** BEGIN SOURCE RECORDS **

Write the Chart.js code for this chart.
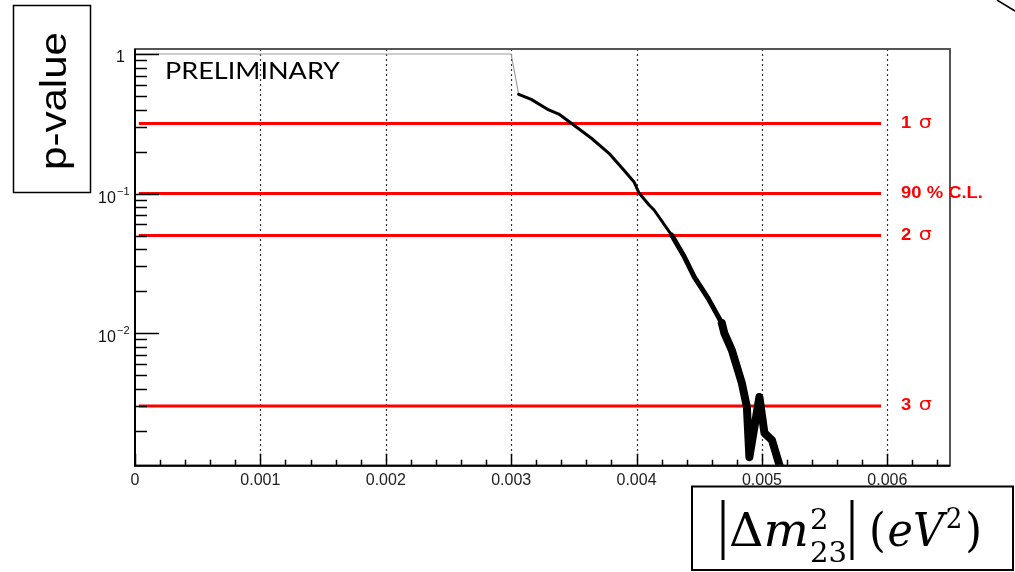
<!DOCTYPE html>
<html><head><meta charset="utf-8">
<script src="https://cdn.jsdelivr.net/npm/chart.js@4.4.1/dist/chart.umd.min.js"></script>
<style>html,body{margin:0;padding:0;background:#fff;overflow:hidden}#wrap{position:relative;width:1015px;height:572px}</style>
</head><body><div id="wrap"><canvas id="c" width="1015" height="572"></canvas></div>
<script>
// ---- data ----
const plateauX = [0, 0.003, 0.00306];
const plateauP = [1, 1, 0.514];
const curveX = [0.00306, 0.00316, 0.00330, 0.00338, 0.00348, 0.00364, 0.00378, 0.00390, 0.00398, 0.00402, 0.00410, 0.00414, 0.00428, 0.00438, 0.00446, 0.00457, 0.00468, 0.00470, 0.00476, 0.00484, 0.00488, 0.00490, 0.00498, 0.00502, 0.00508, 0.00514, 0.00520];
const curveP = [0.514, 0.473, 0.397, 0.371, 0.319, 0.249, 0.194, 0.147, 0.121, 0.1008, 0.0828, 0.0762, 0.0504, 0.0353, 0.0253, 0.0178, 0.0118, 0.0100, 0.00755, 0.00438, 0.00295, 0.00129, 0.00348, 0.00192, 0.00171, 0.00113, 0.0009];
const bandStartX = [0.00428, 0.00466];
const levelP = [0.317, 0.1, 0.05, 0.003];
const levelLabels = ['1 σ', '90 % C.L.', '2 σ', '3 σ'];
const levelX = [0.00003, 0.00595];
const levelLabelX = 0.00611;
const xMajorTicks = [0, 0.001, 0.002, 0.003, 0.004, 0.005, 0.006];
const xTickLabels = ['0', '0.001', '0.002', '0.003', '0.004', '0.005', '0.006'];
const yMajorTicks = [1, 0.1, 0.01];
const yTickExp = ['', '\u22121', '\u22122'];
const xRange = [0, 0.0065];
const yRange = [0.00112, 1.086];

const pts = (xs, ys) => xs.map((v, i) => ({x: v, y: ys[i]}));

const datasets = [
  {data: pts(curveX, curveP), borderColor: '#000', borderWidth: 3, pointRadius: 0, tension: 0, borderJoinStyle: 'round', borderCapStyle: 'round'},
  {data: pts(curveX, curveP).filter(p => p.x >= bandStartX[0]), borderColor: '#000', borderWidth: 5, pointRadius: 0, tension: 0, borderJoinStyle: 'round', borderCapStyle: 'round'},
  {data: pts(curveX, curveP).filter(p => p.x >= bandStartX[1]), borderColor: '#000', borderWidth: 8, pointRadius: 0, tension: 0, borderJoinStyle: 'round', borderCapStyle: 'round'},
  {data: pts(plateauX, plateauP), borderColor: '#9c9c9c', borderWidth: 1.2, pointRadius: 0, tension: 0}
];
levelP.forEach(p => datasets.push({data: levelX.map(x => ({x, y: p})), borderColor: '#ff0000', borderWidth: 3, pointRadius: 0}));

function fitText(ctx, t, x0, x1, y) {
  const w = ctx.measureText(t).width;
  ctx.save(); ctx.translate(x0, y); ctx.scale((x1 - x0) / w, 1); ctx.fillText(t, 0, 0); ctx.restore();
}
function seq(ctx, parts, x0, x1, base) {
  let tot = 0;
  parts.forEach(p => { ctx.font = p.f; p.w = ctx.measureText(p.t).width; if (p.adv !== false) tot += p.w + (p.gap || 0); });
  const s = (x1 - x0) / tot;
  ctx.save(); ctx.translate(x0, base); ctx.scale(s, 1);
  let cx = 0;
  parts.forEach(p => { ctx.font = p.f; ctx.fillText(p.t, cx, p.dy || 0); if (p.adv !== false) cx += p.w + (p.gap || 0); });
  ctx.restore();
}

const deco = {
  id: 'deco',
  beforeDatasetsDraw(chart) {
    const {ctx, chartArea: a, scales: {x}} = chart;
    ctx.save();
    ctx.strokeStyle = '#333'; ctx.lineWidth = 1.2; ctx.setLineDash([2, 3]);
    xMajorTicks.forEach(v => {
      if (v === 0) return;
      const px = Math.round(x.getPixelForValue(v)) + 0.5;
      ctx.beginPath(); ctx.moveTo(px, a.top); ctx.lineTo(px, a.bottom); ctx.stroke();
    });
    ctx.restore();
  },
  afterDatasetsDraw(chart) {
    const {ctx, chartArea: a, scales: {x, y}} = chart;
    ctx.save();
    // frame
    ctx.strokeStyle = '#555'; ctx.lineWidth = 2;
    ctx.strokeRect(a.left, a.top, a.right - a.left, a.bottom - a.top);
    ctx.strokeStyle = '#000';
    ctx.beginPath(); ctx.moveTo(a.left, a.top); ctx.lineTo(a.left, a.bottom); ctx.lineTo(a.right, a.bottom); ctx.stroke();
    // y ticks
    ctx.lineWidth = 1.5;
    for (let e = -3; e <= 0; e++) {
      for (let d = 1; d <= 9; d++) {
        const v = d * Math.pow(10, e);
        if (v < yRange[0] || v > yRange[1]) continue;
        const py = Math.round(y.getPixelForValue(v)) + 0.5;
        const len = d === 1 ? 24 : 12;
        ctx.beginPath(); ctx.moveTo(a.left, py); ctx.lineTo(a.left + len, py); ctx.stroke();
      }
    }
    // x ticks
    for (let k = 0; k <= 32; k++) {
      const v = k * 0.0002;
      const px = Math.round(x.getPixelForValue(v)) + 0.5;
      const len = k % 5 === 0 ? 12 : 6;
      ctx.beginPath(); ctx.moveTo(px, a.bottom); ctx.lineTo(px, a.bottom - len); ctx.stroke();
    }
    // y tick labels (ROOT style superscripts)
    ctx.fillStyle = '#111'; ctx.textBaseline = 'alphabetic';
    yMajorTicks.forEach((v, i) => {
      const py = y.getPixelForValue(v);
      if (yTickExp[i] === '') {
        ctx.font = '16px "Liberation Sans"'; ctx.textAlign = 'right';
        ctx.fillText('1', 125, py + 8);
      } else {
        ctx.textAlign = 'left';
        ctx.font = '16px "Liberation Sans"';
        ctx.fillText('10', 98, py + 9);
        ctx.font = '11px "Liberation Sans"';
        ctx.fillText(yTickExp[i], 117, py + 1);
      }
    });
    // level labels
    ctx.fillStyle = '#ff0000'; ctx.textAlign = 'left';
    levelLabels.forEach((t, i) => {
      const py = y.getPixelForValue(levelP[i]) + 4;
      const px = x.getPixelForValue(levelLabelX);
      const m = t.match(/^(.*?)( σ)$/);
      ctx.save(); ctx.translate(px, py); ctx.scale(1.15, 1);
      if (m) {
        ctx.font = 'bold 16px "Liberation Sans"'; ctx.fillText(m[1], 0, 0);
        const w = ctx.measureText(m[1] + ' ').width;
        ctx.font = '18px "DejaVu Sans"'; ctx.fillText('σ', w + 2, 0);
      } else {
        ctx.font = 'bold 16px "Liberation Sans"'; ctx.fillText(t, 0, 0);
      }
      ctx.restore();
    });
    // PRELIMINARY
    ctx.fillStyle = '#000'; ctx.font = '23px Lato';
    fitText(ctx, 'PRELIMINARY', 165, 340, 79);
    ctx.restore();
  },
  afterDraw(chart) {
    const ctx = chart.ctx;
    ctx.save();
    // y title box
    ctx.strokeStyle = '#000'; ctx.lineWidth = 1.5;
    ctx.strokeRect(13.5, 5.5, 77, 187);
    ctx.fillStyle = '#000';
    ctx.save(); ctx.translate(66, 101); ctx.rotate(-Math.PI / 2);
    ctx.font = '36px "Liberation Sans"'; ctx.textAlign = 'left';
    const tw = ctx.measureText('p-value').width;
    ctx.scale(138 / tw, 1); ctx.fillText('p-value', -tw / 2, 0);
    ctx.restore();
    // x title box
    ctx.lineWidth = 2;
    ctx.strokeRect(692, 486.5, 321, 83.5);
    ctx.lineWidth = 3;
    ctx.beginPath(); ctx.moveTo(723, 500); ctx.lineTo(723, 560); ctx.moveTo(852, 500); ctx.lineTo(852, 560); ctx.stroke();
    ctx.textAlign = 'left';
    const up = '46px "DejaVu Serif"', it = 'italic 46px "DejaVu Serif"', sm = '28px "DejaVu Serif"';
    seq(ctx, [
      {t: 'Δ', f: up}, {t: 'm', f: it, gap: 1},
      {t: '2', f: sm, dy: -17, adv: false}, {t: '23', f: sm, dy: 16}
    ], 729, 847, 546);
    seq(ctx, [
      {t: '(', f: up, gap: 2}, {t: 'e', f: it}, {t: 'V', f: it, gap: 2},
      {t: '2', f: sm, dy: -18, gap: 3}, {t: ')', f: up}
    ], 869, 982, 546);
    // slide corner stroke
    ctx.lineWidth = 1.5;
    ctx.beginPath(); ctx.moveTo(997, 0); ctx.lineTo(1015, 11); ctx.stroke();
    ctx.restore();
  }
};

new Chart(document.getElementById('c'), {
  type: 'line',
  data: {datasets},
  options: {
    responsive: false, animation: false, devicePixelRatio: 1,
    layout: {padding: {left: 135, top: 49, right: 65, bottom: 0}},
    plugins: {legend: {display: false}, tooltip: {enabled: false}},
    scales: {
      x: {
        type: 'linear', min: xRange[0], max: xRange[1],
        afterBuildTicks: s => { s.ticks = xMajorTicks.map(v => ({value: v})); },
        afterFit: s => { s.height = 106.3; },
        grid: {display: false, drawTicks: false}, border: {display: false},
        ticks: {autoSkip: false, maxRotation: 0, padding: 5, color: '#222',
          font: {family: 'Liberation Sans', size: 16},
          callback: (v, i) => xTickLabels[i]}
      },
      y: {
        type: 'logarithmic', min: yRange[0], max: yRange[1], display: false
      }
    }
  },
  plugins: [deco]
});
</script></body></html>
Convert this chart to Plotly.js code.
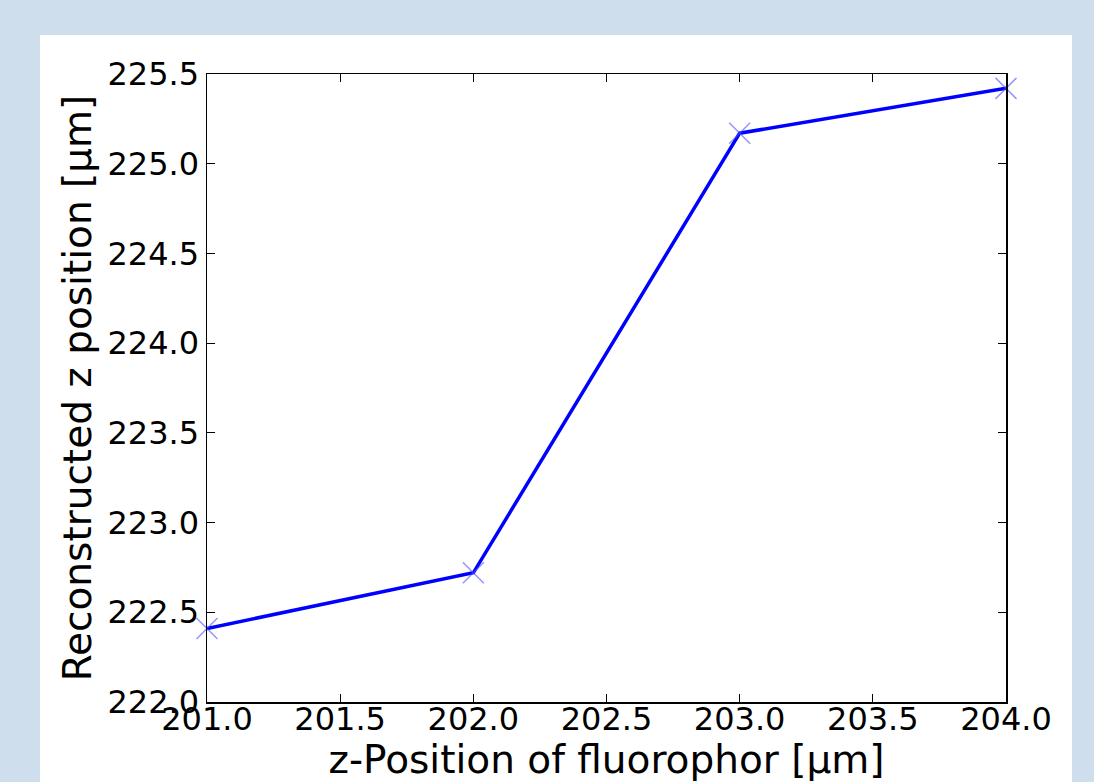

** END SOURCE RECORDS **

WORK TO COMPLETE: Copy all lines from the material that include "code".

CORRECT OUTPUT:
Write the Chart.js code for this chart.
Convert this chart to Plotly.js code.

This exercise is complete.